Technische Vorträge und Abhandlungen. XXVI.
Wasserbeschaffung mittels artesischer
Brunnen. Vortrag von E. Herzog. Spielhagen und
Schurich. Wien. 31 S. nebst Tabellen. 2 M.
Verfasser schildert die Arbeiten, Geräthe und Einrichtungen, welche zur Herstellung
eines artesischen Brunnens in Scabadka auf der Eisenbahnstrecke der
Budapest-Semliner Bahn erforderlich gewesen sind.
Otto Hübner's
Geographisch-statistische Tabellen von Juraschek. Verlag von H. Keller. Frankfurt a. M. 44. Ausgabe für
1895.
Die bestens bekannten Tabellen erscheinen mit den üblichen Nachträgen in den
bisherigen Ausgaben. Empfehlende Worte sind bei den anerkannten Tafeln wohl nicht
erforderlich.
Die Sicherungswerke im
Eisenbahnbetriebe. Ein Lehr- und Nachschlagebuch für Betriebsbeamte und
Studirende des Eisenbahnwesens, enthaltend: Elektrische Telegraphen, Läutewerke,
Contactapparate, Blockeinrichtungen, Signal- und Weichenstellwerke und sonstige
Sicherungseinrichtungen von E. Schubert, 2. Aufl. mit
285 Textfiguren und 1 Tafel. Verlag von J. F. Bergmann. Wiesbaden. 207 S.
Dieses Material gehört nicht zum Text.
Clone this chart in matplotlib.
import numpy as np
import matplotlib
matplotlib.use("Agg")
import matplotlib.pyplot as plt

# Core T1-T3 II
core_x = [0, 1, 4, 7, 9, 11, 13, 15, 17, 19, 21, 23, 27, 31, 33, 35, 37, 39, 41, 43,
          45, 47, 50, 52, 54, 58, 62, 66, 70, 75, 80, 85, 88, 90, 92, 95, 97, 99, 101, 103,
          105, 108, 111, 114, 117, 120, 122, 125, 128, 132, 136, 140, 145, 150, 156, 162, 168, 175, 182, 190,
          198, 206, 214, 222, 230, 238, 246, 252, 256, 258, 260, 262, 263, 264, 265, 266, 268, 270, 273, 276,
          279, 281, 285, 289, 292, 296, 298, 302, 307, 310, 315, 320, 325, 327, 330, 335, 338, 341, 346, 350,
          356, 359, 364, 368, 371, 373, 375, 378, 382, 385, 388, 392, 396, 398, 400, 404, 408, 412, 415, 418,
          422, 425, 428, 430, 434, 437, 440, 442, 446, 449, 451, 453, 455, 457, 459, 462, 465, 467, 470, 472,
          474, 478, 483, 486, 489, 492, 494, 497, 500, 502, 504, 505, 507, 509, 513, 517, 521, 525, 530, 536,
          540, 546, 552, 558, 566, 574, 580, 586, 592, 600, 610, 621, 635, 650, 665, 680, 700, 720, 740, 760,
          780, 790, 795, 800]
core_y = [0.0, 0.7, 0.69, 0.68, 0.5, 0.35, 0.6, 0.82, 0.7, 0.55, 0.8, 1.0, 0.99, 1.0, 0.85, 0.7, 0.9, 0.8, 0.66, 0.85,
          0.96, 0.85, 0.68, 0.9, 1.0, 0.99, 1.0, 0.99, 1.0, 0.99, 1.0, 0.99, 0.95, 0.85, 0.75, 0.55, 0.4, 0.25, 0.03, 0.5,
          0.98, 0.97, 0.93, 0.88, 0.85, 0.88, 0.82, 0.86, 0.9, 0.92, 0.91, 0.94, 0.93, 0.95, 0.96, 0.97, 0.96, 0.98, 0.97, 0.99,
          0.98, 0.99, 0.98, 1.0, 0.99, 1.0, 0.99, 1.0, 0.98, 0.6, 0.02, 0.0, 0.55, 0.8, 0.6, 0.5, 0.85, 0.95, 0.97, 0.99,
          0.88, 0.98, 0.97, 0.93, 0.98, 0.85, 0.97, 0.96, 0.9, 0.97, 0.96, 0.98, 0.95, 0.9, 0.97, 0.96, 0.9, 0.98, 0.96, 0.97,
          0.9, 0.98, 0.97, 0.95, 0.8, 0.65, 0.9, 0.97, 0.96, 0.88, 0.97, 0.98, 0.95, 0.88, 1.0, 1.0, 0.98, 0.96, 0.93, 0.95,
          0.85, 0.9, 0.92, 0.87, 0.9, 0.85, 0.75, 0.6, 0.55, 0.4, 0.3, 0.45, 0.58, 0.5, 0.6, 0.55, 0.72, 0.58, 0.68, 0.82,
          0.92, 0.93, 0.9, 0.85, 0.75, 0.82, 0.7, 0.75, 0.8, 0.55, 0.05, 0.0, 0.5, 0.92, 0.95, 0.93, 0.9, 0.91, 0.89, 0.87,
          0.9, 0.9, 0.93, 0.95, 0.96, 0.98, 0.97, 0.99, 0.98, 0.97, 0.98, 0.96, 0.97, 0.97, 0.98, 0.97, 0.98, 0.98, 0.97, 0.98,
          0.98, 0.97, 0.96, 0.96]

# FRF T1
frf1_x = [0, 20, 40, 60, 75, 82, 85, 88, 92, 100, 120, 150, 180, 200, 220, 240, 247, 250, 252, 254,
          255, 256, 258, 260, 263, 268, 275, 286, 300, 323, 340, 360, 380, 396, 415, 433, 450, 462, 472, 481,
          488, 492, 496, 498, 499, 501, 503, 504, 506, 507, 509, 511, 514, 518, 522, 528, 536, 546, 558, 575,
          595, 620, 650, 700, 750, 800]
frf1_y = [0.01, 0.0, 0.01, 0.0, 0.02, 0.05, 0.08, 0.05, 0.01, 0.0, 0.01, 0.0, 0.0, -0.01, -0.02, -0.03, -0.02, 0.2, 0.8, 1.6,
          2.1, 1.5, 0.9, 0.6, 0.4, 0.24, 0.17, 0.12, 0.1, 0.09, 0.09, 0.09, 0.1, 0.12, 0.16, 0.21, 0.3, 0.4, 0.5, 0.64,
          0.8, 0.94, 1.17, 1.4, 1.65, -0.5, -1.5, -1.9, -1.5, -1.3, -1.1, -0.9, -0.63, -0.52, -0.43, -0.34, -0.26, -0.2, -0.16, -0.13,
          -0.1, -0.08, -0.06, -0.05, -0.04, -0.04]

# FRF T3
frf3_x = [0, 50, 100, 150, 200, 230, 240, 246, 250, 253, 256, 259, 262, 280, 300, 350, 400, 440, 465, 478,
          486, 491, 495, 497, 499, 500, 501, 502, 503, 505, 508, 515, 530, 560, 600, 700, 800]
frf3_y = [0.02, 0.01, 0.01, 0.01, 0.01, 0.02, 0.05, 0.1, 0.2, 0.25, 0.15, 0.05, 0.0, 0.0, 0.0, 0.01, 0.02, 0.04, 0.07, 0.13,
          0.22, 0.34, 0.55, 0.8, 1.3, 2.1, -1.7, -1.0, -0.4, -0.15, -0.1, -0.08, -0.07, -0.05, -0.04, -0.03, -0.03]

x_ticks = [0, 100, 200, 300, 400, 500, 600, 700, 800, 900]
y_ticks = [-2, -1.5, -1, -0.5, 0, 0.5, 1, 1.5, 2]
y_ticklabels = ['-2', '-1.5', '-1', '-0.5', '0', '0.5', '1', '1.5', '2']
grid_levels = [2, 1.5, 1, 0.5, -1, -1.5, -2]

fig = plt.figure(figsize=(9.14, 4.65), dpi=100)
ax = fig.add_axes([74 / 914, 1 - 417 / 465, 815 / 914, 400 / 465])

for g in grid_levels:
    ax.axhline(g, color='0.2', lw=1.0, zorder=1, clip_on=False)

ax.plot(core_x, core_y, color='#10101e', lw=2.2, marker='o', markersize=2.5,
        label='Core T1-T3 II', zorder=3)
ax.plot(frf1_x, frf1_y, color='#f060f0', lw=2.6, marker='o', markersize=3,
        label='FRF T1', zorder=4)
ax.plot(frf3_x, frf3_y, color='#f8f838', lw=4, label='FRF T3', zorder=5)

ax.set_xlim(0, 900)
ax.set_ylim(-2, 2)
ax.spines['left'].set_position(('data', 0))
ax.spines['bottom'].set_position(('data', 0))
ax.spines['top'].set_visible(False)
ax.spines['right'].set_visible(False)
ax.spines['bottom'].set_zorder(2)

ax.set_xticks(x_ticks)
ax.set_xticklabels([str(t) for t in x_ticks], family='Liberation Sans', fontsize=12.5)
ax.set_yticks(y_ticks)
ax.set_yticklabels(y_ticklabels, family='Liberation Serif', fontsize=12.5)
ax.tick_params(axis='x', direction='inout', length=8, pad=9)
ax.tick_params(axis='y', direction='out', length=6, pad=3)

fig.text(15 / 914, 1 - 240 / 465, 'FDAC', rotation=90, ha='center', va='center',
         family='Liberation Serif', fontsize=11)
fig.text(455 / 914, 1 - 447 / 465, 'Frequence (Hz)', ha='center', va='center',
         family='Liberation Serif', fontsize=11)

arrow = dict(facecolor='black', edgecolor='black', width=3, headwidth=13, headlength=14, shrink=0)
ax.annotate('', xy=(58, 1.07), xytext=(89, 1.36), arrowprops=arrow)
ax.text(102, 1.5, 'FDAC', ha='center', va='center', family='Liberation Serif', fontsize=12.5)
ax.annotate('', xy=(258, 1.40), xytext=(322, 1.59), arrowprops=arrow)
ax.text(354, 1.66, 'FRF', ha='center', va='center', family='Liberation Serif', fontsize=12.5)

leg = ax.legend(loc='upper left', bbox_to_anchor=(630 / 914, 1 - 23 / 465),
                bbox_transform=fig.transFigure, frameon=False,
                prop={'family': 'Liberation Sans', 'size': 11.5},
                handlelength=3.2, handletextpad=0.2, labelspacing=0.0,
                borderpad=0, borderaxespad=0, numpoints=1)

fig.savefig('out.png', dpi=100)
Der ausführliche Titel des Werkes enthebt uns der weiteren Inhaltsangabe; die
Behandlung des Stoffes reiht sich den bekannten Werken Schuberts würdig an. Das Werk kann strebsamen Eisenbahntechnikern zum
Selbststudium angelegentlichst empfohlen werden, um so mehr, als es auch die
nöthigen Vorkenntnisse in der Elektricitätslehre bringt.